A première vue, la réponse à la question d’Arthur Brisbane est évidente : les journalistes devraient évidemment nous aider à séparer le bon grain de l’ivraie dans les déclarations de celles et ceux qui font l’actualité. Comme l’a écrit le grand sociologue et sénateur américain Daniel Patrick Moynihan, “tout le monde a le droit à ses propres opinions mais pas à ses propres faits” (“everyone is entitled to his own opinion, but not his own facts”), l’une de mes citations favorites que j’ai déjà plusieurs fois reprises sur Superception.

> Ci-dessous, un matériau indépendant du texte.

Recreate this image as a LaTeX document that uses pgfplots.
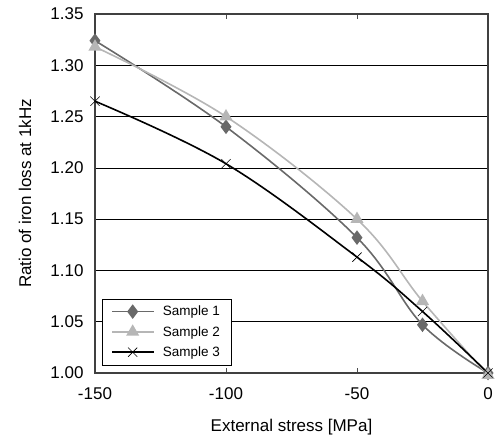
\documentclass[border=0pt]{standalone}
\usepackage{pgfplots}
\pgfplotsset{compat=1.18}
\usepackage{fontspec}
\setmainfont{Liberation Sans}
\definecolor{sone}{RGB}{105,105,105}
\definecolor{stwo}{RGB}{182,182,182}
\begin{document}
\begin{tikzpicture}
\begin{axis}[
    scale only axis,
    width=393bp, height=359bp,
    xmin=-150, xmax=0,
    ymin=1.0, ymax=1.35,
    xtick={-150,-100,-50,0},
    ytick={1.00,1.05,...,1.35},
    yticklabel style={xshift=-8bp, /pgf/number format/fixed, /pgf/number format/fixed zerofill, /pgf/number format/precision=2},
    /pgf/number format/assume math mode=true,
    ymajorgrids,
    grid style={black, line width=0.7bp},
    axis line style={draw=black!75, line width=1.3bp},
    tick align=inside,
    major tick length=5bp,
    ytick style={draw=none},
    xtick style={black!70, line width=0.6bp},
    tick label style={font=\fontsize{17bp}{19bp}\selectfont},
    xticklabel style={yshift=-11bp},
    label style={font=\fontsize{17bp}{19bp}\selectfont},
    xlabel={External stress [MPa]},
    ylabel={Ratio of iron loss at 1kHz},
    xlabel style={at={(axis description cs:0.5,-0.150)}, anchor=center},
    ylabel style={at={(axis description cs:-0.178,0.5)}, anchor=center, rotate=0},
    legend style={at={(rel axis cs:0.018,0.022)}, anchor=south west,
        draw=black, line width=0.6bp,
        font=\fontsize{13.5bp}{15bp}\selectfont, row sep=5bp,
        inner xsep=9bp, inner ysep=5bp,
        /tikz/every odd column/.append style={column sep=7bp}},
    legend cell align=left,
    legend image code/.code={\draw[mark repeat=2,mark phase=2,#1] plot coordinates {(0bp,0bp)(20.5bp,0bp)(41bp,0bp)};},
    clip=false,
]
\addplot[sone, line width=1.6bp, smooth, tension=0.6, mark=diamond*, mark size=6bp, mark options={solid, fill=sone, draw=sone}]
  coordinates {(-150,1.324)(-100,1.240)(-50,1.132)(-25,1.047)(0,1.000)};
\addlegendentry{Sample 1}
\addplot[stwo, line width=1.6bp, smooth, tension=0.6, mark=triangle*, mark size=6bp, mark options={solid, fill=stwo, draw=stwo}]
  coordinates {(-150,1.318)(-100,1.250)(-50,1.150)(-25,1.070)(0,0.998)};
\addlegendentry{Sample 2}
\addplot[black, line width=1.6bp, smooth, tension=0.6, mark=x, mark size=6.5bp, mark options={solid, line width=0.6bp}]
  coordinates {(-150,1.265)(-100,1.204)(-50,1.113)(-25,1.060)(0,1.000)};
\addlegendentry{Sample 3}
\end{axis}
\path ([xshift=-95bp,yshift=-70bp]current axis.south west) rectangle ([xshift=10bp,yshift=14bp]current axis.north east);
\end{tikzpicture}
\end{document}
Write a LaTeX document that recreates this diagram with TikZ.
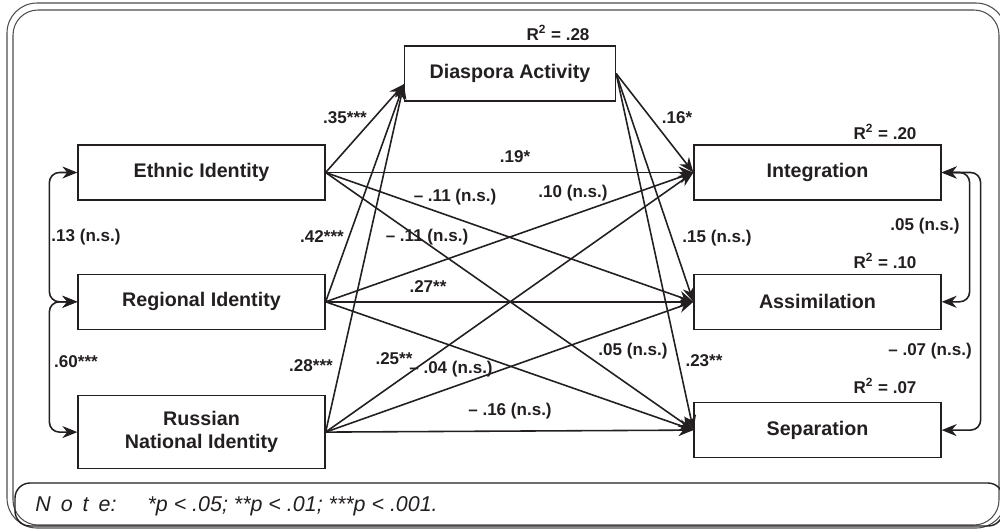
\documentclass[tikz,border=0pt]{standalone}
\usepackage{fontspec}
\setmainfont{Liberation Sans}
\usepackage{xcolor}
\usepackage{tikz}
\usetikzlibrary{arrows.meta,calc,positioning}
\definecolor{ink}{HTML}{231F20}

\begin{document}
\begin{tikzpicture}[
  x=0.02cm,y=-0.02cm,
  box/.style={draw=ink,line width=0.75pt,minimum width=4.94cm,minimum height=1.1cm,align=center,
    font=\bfseries\fontsize{11.2}{13}\selectfont,text=ink,inner sep=2pt},
  lab/.style={font=\bfseries\fontsize{9.7}{11}\selectfont,text=ink,inner sep=0pt},
  arrow/.style={-{Stealth[length=3mm,width=2.4mm]},line width=0.9pt,draw=ink},
  corr/.style={{Stealth[length=3mm,width=2.4mm]}-{Stealth[length=3mm,width=2.4mm]},line width=0.9pt,draw=ink,rounded corners=0.2cm},
  frame/.style={draw=ink!80,line width=0.6pt}
]
\useasboundingbox (0,0) rectangle (1000,529);
% frame and note
\draw[frame,rounded corners=0.6cm] (7,3) rectangle (1006,528);
\draw[frame,rounded corners=0.5cm] (13,10) rectangle (999,525);
\draw[draw=ink,line width=0.8pt,rounded corners=0.3cm] (15,483) rectangle (1003,526);
\node[anchor=west,inner sep=0pt,text=ink,font=\itshape\fontsize{12.2}{15}\selectfont] (note) at (35,506)
  {N\hspace{0.2cm}o\hspace{0.2cm}t\hspace{0.2cm}e:\hspace{0.62cm}*p < .05; **p < .01; ***p < .001.};

% boxes
\node[box] (ethnic) at (201.5,172.5) {Ethnic Identity};
\node[box,below=1.46cm of ethnic] (regional) {Regional Identity};
\node[box,minimum height=1.46cm,below=1.3cm of regional] (russian) {Russian\\National Identity};
\node[box,minimum width=4.22cm] (diaspora) at (510,73.5) {Diaspora Activity};
\node[box] (integration) at (817.5,172.5) {Integration};
\node[box,below=1.46cm of integration] (assim) {Assimilation};
\node[box,below=1.44cm of assim] (separation) {Separation};
\coordinate (dain) at ($(diaspora.west)!0.38!(diaspora.south west)$);

% paths to diaspora
\draw[arrow] (ethnic.east) -- (dain);
\draw[arrow] (regional.east) -- (dain);
\draw[arrow] (russian.east) -- (dain);
% paths from diaspora
\draw[arrow] (diaspora.east) -- (integration.west);
\draw[arrow] (diaspora.east) -- (assim.west);
\draw[arrow] (diaspora.east) -- (separation.west);
% direct paths
\draw[arrow] (ethnic.east) -- (integration.west);
\draw[arrow] (ethnic.east) -- (assim.west);
\draw[arrow] (ethnic.east) -- (separation.west);
\draw[arrow] (regional.east) -- (integration.west);
\draw[arrow] (regional.east) -- (assim.west);
\draw[arrow] (regional.east) -- (separation.west);
\draw[arrow] (russian.east) -- (integration.west);
\draw[arrow] (russian.east) -- (assim.west);
\draw[arrow] (russian.east) -- (separation.west);
% correlations
\draw[corr] (ethnic.west) -- ++(-0.56cm,0) |- (regional.west);
\draw[corr] (regional.west) -- ++(-0.56cm,0) |- (russian.west);
\draw[corr] (integration.east) -- ++(0.56cm,0) |- (assim.east);
\draw[corr] (integration.east) -- ++(0.78cm,0) |- (separation.east);

% coefficients
\node[lab] (r2dia) at (558,33) {R\textsuperscript{2} = .28};
\node[lab] (r2int) at (885,132) {R\textsuperscript{2} = .20};
\node[lab] (r2ass) at (885,261) {R\textsuperscript{2} = .10};
\node[lab] (r2sep) at (885,386) {R\textsuperscript{2} = .07};
\node[lab] (l35) at (345,118) {.35***};
\node[lab] (l42) at (322,237) {.42***};
\node[lab] (l28) at (311,366) {.28***};
\node[lab] (l19) at (515,157) {.19*};
\node[lab] (l11a) at (455,197) {– .11 (n.s.)};
\node[lab] (l11b) at (427,237) {– .11 (n.s.)};
\node[lab] (l10) at (573,193) {.10 (n.s.)};
\node[lab] (l16) at (677,118) {.16*};
\node[lab] (l15) at (717,238) {.15 (n.s.)};
\node[lab] (l27) at (428,287) {.27**};
\node[lab] (l25) at (394,359) {.25**};
\node[lab] (l04) at (451,369) {– .04 (n.s.)};
\node[lab] (l16n) at (510,411) {– .16 (n.s.)};
\node[lab] (l05a) at (633,351) {.05 (n.s.)};
\node[lab] (l23) at (704,361) {.23**};
\node[lab] (l05b) at (925,226) {.05 (n.s.)};
\node[lab] (l07) at (930,351) {– .07 (n.s.)};
\node[lab] (l13) at (86,237) {.13 (n.s.)};
\node[lab] (l60) at (76,362) {.60***};
\end{tikzpicture}
\end{document}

Statue de Daniel Patrick Moynihan par Pat Oliphant – (CC) Cliff

Cependant, trois facteurs interrogent sur l’application concrète de ce principe d’airain :

  • en premier lieu, il faut s’accorder sur ce qu’est un fait. A cet égard, les deux exemples cités par le médiateur du New York Times ne sont pas du même ordre à mon sens. La controverse autour de la déclaration de revenus de Clarence Thomas n’a pas trait seulement à un fait – la non déclaration de revenus de son épouse – mais à une intention : s’est-il trompé ou a-t-il sciemment voulu frauder ? On se situe donc dans l’interprétation de l’intention, pas dans la vérification d’un fait. A contrario, les déclarations de Mitt Romney relatives aux discours de Barack Obama relèvent clairement de la vérification factuelle : il est aisé de s’assurer qu’Obama ne s’est jamais “excusé” au nom de l’Amérique ;
  • en outre, le rythme effréné du suivi médiatique de l’actualité – qui est dicté de plus en plus, désormais, par l’instantanéité exigée par Internet en général et par Twitter en particulier – a notamment pour conséquence que les journalistes qui par exemple suivent une campagne électorale ont de plus en plus de difficultés à rendre compte de ce qui se passe durant ladite campagne et à vérifier l’exactitude des assertions faites par les candidats et leurs équipes. C’est pourquoi on voit se multiplier les initiatives dédiées à la vérification des déclarations politiques (cf. ici et ici deux de mes articles à ce sujet). Lorsque ces initiatives ne dérapent pas, elles peuvent être très utilement complémentaires du compte-rendu en temps réel de l’actualité ;
  • enfin, il est de plus en plus délicat pour les journalistes des médias les plus sérieux, étant donné la communautarisation absolue d’Internet (cf. l’un de mes articles à ce sujet) et le fait que les électeurs ne votent pas en fonction d’éléments rationnels mais émotionnels (cf. l’un de mes articles à ce sujet), de s’aventurer dans la critique du discours des candidats. Ils risquent en effet de se faire accuser aussitôt par un camp d’être à la solde de l’autre parti et de voir leur recherche d’objectivité se retourner contre eux avec l’ampleur qu’offre le web à ce type de campagnes de dénigrement. C’est pourquoi les journalistes peuvent-ils être tentés de laisser de plus en plus ce rôle aux éditorialistes et blogueurs, ce qui est d’autant plus dommage qu’ils seraient plus crédibles s’ils étaient les vigiles de la vérité appelés de ses voeux par le médiateur du New York Times. Parfois, l’objectivité supposée peut donc s’apparenter à de l’aveuglement volontaire.